Behind the label

The sex industry is made up of a diverse group of people; it includes people of all ages and socio-economic groups, male and female, UK and non-UK born residents.

They work from saunas, massage parlours, brothels, flats, hotels, escort agencies, clubs, on the streets, as well as through the internet, with cards placed in shop windows or via their mobile phone. No matter where they are working, most people in the sex industry will face a daily risk of violence and exploitation. It is unknown how many people are working in the sex industry or have been trafficked, but we do know that it affects people in every town and city in the United Kingdom.

When you’re working you shut yourself off and so you think it doesn’t really affect you, whilst you’re doing it you just think about what you’re going to spend the money on or something else… But really, after a while, it chips away at you.
— Emma*, 28 years old (*pseudonym to protect her identity)
mother and daughter - outside flats.jpg

No child dreams of working in the sex industry when they grow up.

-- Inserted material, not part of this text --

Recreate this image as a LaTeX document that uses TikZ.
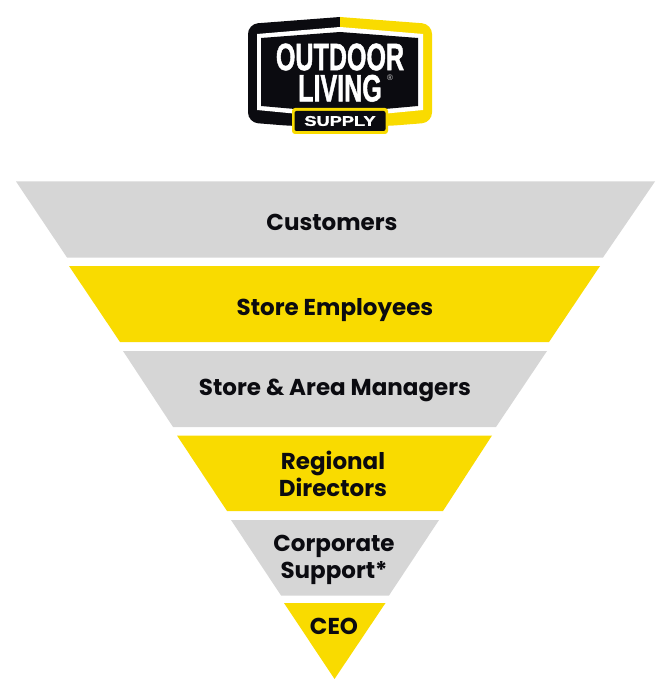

People enter the sex industry for many different reasons. In our experience the minority would say that they enter it freely. For many people who enter the sex industry as an adult it is as a matter of survival; often due to financial need, to sustain an addiction, homelessness, lack of opportunity, or complex vulnerabilities, while some people are coerced or forced. For other people they may have been exploited in the sex industry since they were children.  


Whatever the entry route in to the sex industry there is a very real story behind every single person.

There are many tales of tragic loss, lack, abuse and pain. The majority of people that we work with fear being judged or labelled for their involvement in the sex industry, and this sense of shame can prevent them from building friendships with people in the community and seeking help from statutory services. For people who have been trafficked, the lack of personal freedom makes them even more 'invisible', inaccessible and isolated. 

When I go in to work it’s like a terrible dread that comes over me because as I’ve got older I don’t really want to do this, but I don’t have a choice. The day I never have to take my drawers off to pay my bills will be the best day.
— Alison*, 59 years old (*pseudonym to protect her identity)

Recovery is often a long process.  Building or re-building trust, processing trauma, and starting a new life takes time, but we believe in the power of prayer and faith. Through this journey we include Christian based values and guidance within our work when requested, in an inclusive and sensitive way. 


The people that we have had the privilege of working alongside have displayed incredible strength, dignity and courage, and they have each taught us so much as they have dared to believe that there is hope and that "nothing is impossible". 

Charis exists to give people in the sex industry the opportunity for choice again (where so many of their choices have previously been taken from them); a choice to exit if they wish, and a choice to rebuild a new life as they would choose to live it.